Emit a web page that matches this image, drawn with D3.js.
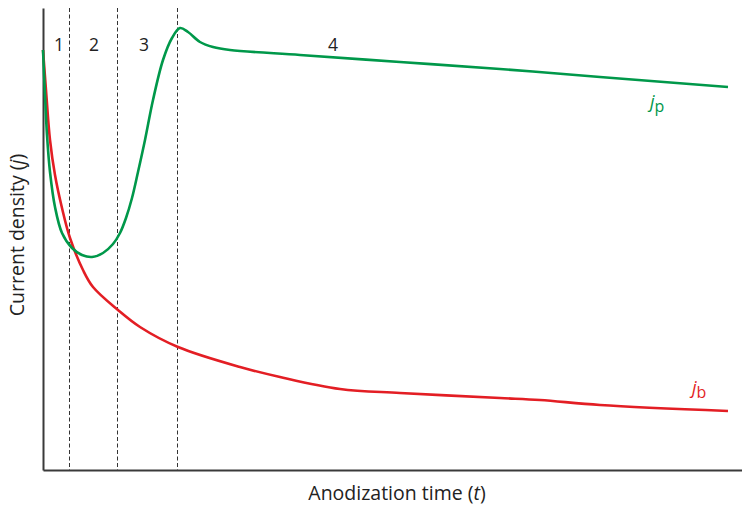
<!DOCTYPE html>
<html>
<head>
<meta charset="utf-8">
<script src="https://cdn.jsdelivr.net/npm/d3@7"></script>
<style>
  html, body { margin: 0; padding: 0; background: #fff; }
  svg { display: block; font-family: "Open Sans", "Noto Sans", sans-serif; }
</style>
</head>
<body>
<svg id="chart" width="742" height="506"></svg>
<script>
// Anodization current transients: pore-forming (jp) and barrier-type (jb)
const timeP = [0, 2, 4, 7, 12, 19, 29, 39, 49, 60, 70, 77, 83, 89, 95, 102, 110, 120, 129, 137, 145, 157, 170, 187, 257, 357, 457, 557, 685];
const jP    = [420, 375, 335, 298, 263, 237, 222, 215, 213, 217, 226, 237, 252, 272, 298, 330, 370, 410, 432, 442, 438, 428, 423, 420, 415, 408, 401, 393, 383];

const timeB = [0, 3, 7, 12, 19, 27, 40, 50, 75, 97, 135, 197, 237, 297, 357, 457, 497, 557, 685];
const jB    = [420, 380, 330, 295, 262, 232, 200, 183, 160, 143, 123, 103, 93, 81, 77, 72, 70, 65, 59];

// Stage boundaries and stage labels
const stageBounds = [26.5, 74.5, 134.5];
const stageLabels = ["1", "2", "3", "4"];
const stageLabelT = [16, 51, 101, 290];

const svg = d3.select("#chart");
const margin = { left: 43, top: 8, right: 0, bottom: 36 };
const H = 506;

const x = d3.scaleLinear().domain([0, 700]).range([margin.left, margin.left + 700]);
const y = d3.scaleLinear().domain([0, 462]).range([H - margin.bottom, margin.top]);

const green = "#00984a";
const red = "#e31e24";
const axisColor = "#3a3a3a";

// Stage boundary lines
svg.append("g").selectAll("line")
  .data(stageBounds)
  .join("line")
  .attr("x1", d => x(d)).attr("x2", d => x(d))
  .attr("y1", y(462)).attr("y2", y(0))
  .attr("stroke", "#333")
  .attr("stroke-width", 1)
  .attr("stroke-dasharray", "4,2.5");

// Stage numbers
svg.append("g").selectAll("text")
  .data(stageLabels)
  .join("text")
  .attr("x", (d, i) => x(stageLabelT[i]))
  .attr("y", 51)
  .attr("text-anchor", "middle")
  .attr("font-size", 17.5)
  .attr("fill", "#222")
  .text(d => d);

// Axes without ticks
svg.append("g")
  .attr("transform", `translate(0,${y(0)})`)
  .call(d3.axisBottom(x).tickValues([]).tickSizeOuter(0))
  .call(g => g.select(".domain").attr("stroke", axisColor).attr("stroke-width", 2));

svg.append("g")
  .attr("transform", `translate(${x(0)},0)`)
  .call(d3.axisLeft(y).tickValues([]).tickSizeOuter(0))
  .call(g => g.select(".domain").attr("stroke", axisColor).attr("stroke-width", 2));

// Curves
const line = d3.line().curve(d3.curveCatmullRom.alpha(0.5));

svg.append("path")
  .datum(timeB.map((t, i) => [x(t), y(jB[i])]))
  .attr("d", line)
  .attr("fill", "none")
  .attr("stroke", red)
  .attr("stroke-width", 2.6);

svg.append("path")
  .datum(timeP.map((t, i) => [x(t), y(jP[i])]))
  .attr("d", line)
  .attr("fill", "none")
  .attr("stroke", green)
  .attr("stroke-width", 2.6);

// Curve labels
function curveLabel(px, py, sub, color) {
  const t = svg.append("text")
    .attr("x", px).attr("y", py)
    .attr("font-size", 18)
    .attr("fill", color);
  t.append("tspan").attr("font-style", "italic").text("j");
  t.append("tspan").attr("dy", 4).attr("font-size", 16).text(sub);
}
curveLabel(650, 108, "p", green);
curveLabel(692, 394, "b", red);

// Axis titles
const xt = svg.append("text")
  .attr("x", 397).attr("y", 500)
  .attr("text-anchor", "middle")
  .attr("font-size", 19.5)
  .attr("fill", "#222");
xt.append("tspan").text("Anodization time (");
xt.append("tspan").attr("font-style", "italic").text("t");
xt.append("tspan").text(")");

const yt = svg.append("text")
  .attr("transform", "translate(24,235) rotate(-90)")
  .attr("text-anchor", "middle")
  .attr("font-size", 19.5)
  .attr("fill", "#222");
yt.append("tspan").text("Current density (");
yt.append("tspan").attr("font-style", "italic").text("j");
yt.append("tspan").text(")");
</script>
</body>
</html>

────────────────

■ Task brief
Retype the listing exactly. Pictures do not belong in the copy.

■ Result below
Emit a web page that matches this image, drawn with D3.js.
<!DOCTYPE html>
<html>
<head>
<meta charset="utf-8">
<script src="https://cdn.jsdelivr.net/npm/d3@7"></script>
<style>
  html, body { margin: 0; padding: 0; background: #fff; }
  svg { display: block; font-family: "Open Sans", "Noto Sans", sans-serif; }
</style>
</head>
<body>
<svg id="chart" width="742" height="506"></svg>
<script>
// Anodization current transients: pore-forming (jp) and barrier-type (jb)
const timeP = [0, 2, 4, 7, 12, 19, 29, 39, 49, 60, 70, 77, 83, 89, 95, 102, 110, 120, 129, 137, 145, 157, 170, 187, 257, 357, 457, 557, 685];
const jP    = [420, 375, 335, 298, 263, 237, 222, 215, 213, 217, 226, 237, 252, 272, 298, 330, 370, 410, 432, 442, 438, 428, 423, 420, 415, 408, 401, 393, 383];

const timeB = [0, 3, 7, 12, 19, 27, 40, 50, 75, 97, 135, 197, 237, 297, 357, 457, 497, 557, 685];
const jB    = [420, 380, 330, 295, 262, 232, 200, 183, 160, 143, 123, 103, 93, 81, 77, 72, 70, 65, 59];

// Stage boundaries and stage labels
const stageBounds = [26.5, 74.5, 134.5];
const stageLabels = ["1", "2", "3", "4"];
const stageLabelT = [16, 51, 101, 290];

const svg = d3.select("#chart");
const margin = { left: 43, top: 8, right: 0, bottom: 36 };
const H = 506;

const x = d3.scaleLinear().domain([0, 700]).range([margin.left, margin.left + 700]);
const y = d3.scaleLinear().domain([0, 462]).range([H - margin.bottom, margin.top]);

const green = "#00984a";
const red = "#e31e24";
const axisColor = "#3a3a3a";

// Stage boundary lines
svg.append("g").selectAll("line")
  .data(stageBounds)
  .join("line")
  .attr("x1", d => x(d)).attr("x2", d => x(d))
  .attr("y1", y(462)).attr("y2", y(0))
  .attr("stroke", "#333")
  .attr("stroke-width", 1)
  .attr("stroke-dasharray", "4,2.5");

// Stage numbers
svg.append("g").selectAll("text")
  .data(stageLabels)
  .join("text")
  .attr("x", (d, i) => x(stageLabelT[i]))
  .attr("y", 51)
  .attr("text-anchor", "middle")
  .attr("font-size", 17.5)
  .attr("fill", "#222")
  .text(d => d);

// Axes without ticks
svg.append("g")
  .attr("transform", `translate(0,${y(0)})`)
  .call(d3.axisBottom(x).tickValues([]).tickSizeOuter(0))
  .call(g => g.select(".domain").attr("stroke", axisColor).attr("stroke-width", 2));

svg.append("g")
  .attr("transform", `translate(${x(0)},0)`)
  .call(d3.axisLeft(y).tickValues([]).tickSizeOuter(0))
  .call(g => g.select(".domain").attr("stroke", axisColor).attr("stroke-width", 2));

// Curves
const line = d3.line().curve(d3.curveCatmullRom.alpha(0.5));

svg.append("path")
  .datum(timeB.map((t, i) => [x(t), y(jB[i])]))
  .attr("d", line)
  .attr("fill", "none")
  .attr("stroke", red)
  .attr("stroke-width", 2.6);

svg.append("path")
  .datum(timeP.map((t, i) => [x(t), y(jP[i])]))
  .attr("d", line)
  .attr("fill", "none")
  .attr("stroke", green)
  .attr("stroke-width", 2.6);

// Curve labels
function curveLabel(px, py, sub, color) {
  const t = svg.append("text")
    .attr("x", px).attr("y", py)
    .attr("font-size", 18)
    .attr("fill", color);
  t.append("tspan").attr("font-style", "italic").text("j");
  t.append("tspan").attr("dy", 4).attr("font-size", 16).text(sub);
}
curveLabel(650, 108, "p", green);
curveLabel(692, 394, "b", red);

// Axis titles
const xt = svg.append("text")
  .attr("x", 397).attr("y", 500)
  .attr("text-anchor", "middle")
  .attr("font-size", 19.5)
  .attr("fill", "#222");
xt.append("tspan").text("Anodization time (");
xt.append("tspan").attr("font-style", "italic").text("t");
xt.append("tspan").text(")");

const yt = svg.append("text")
  .attr("transform", "translate(24,235) rotate(-90)")
  .attr("text-anchor", "middle")
  .attr("font-size", 19.5)
  .attr("fill", "#222");
yt.append("tspan").text("Current density (");
yt.append("tspan").attr("font-style", "italic").text("j");
yt.append("tspan").text(")");
</script>
</body>
</html>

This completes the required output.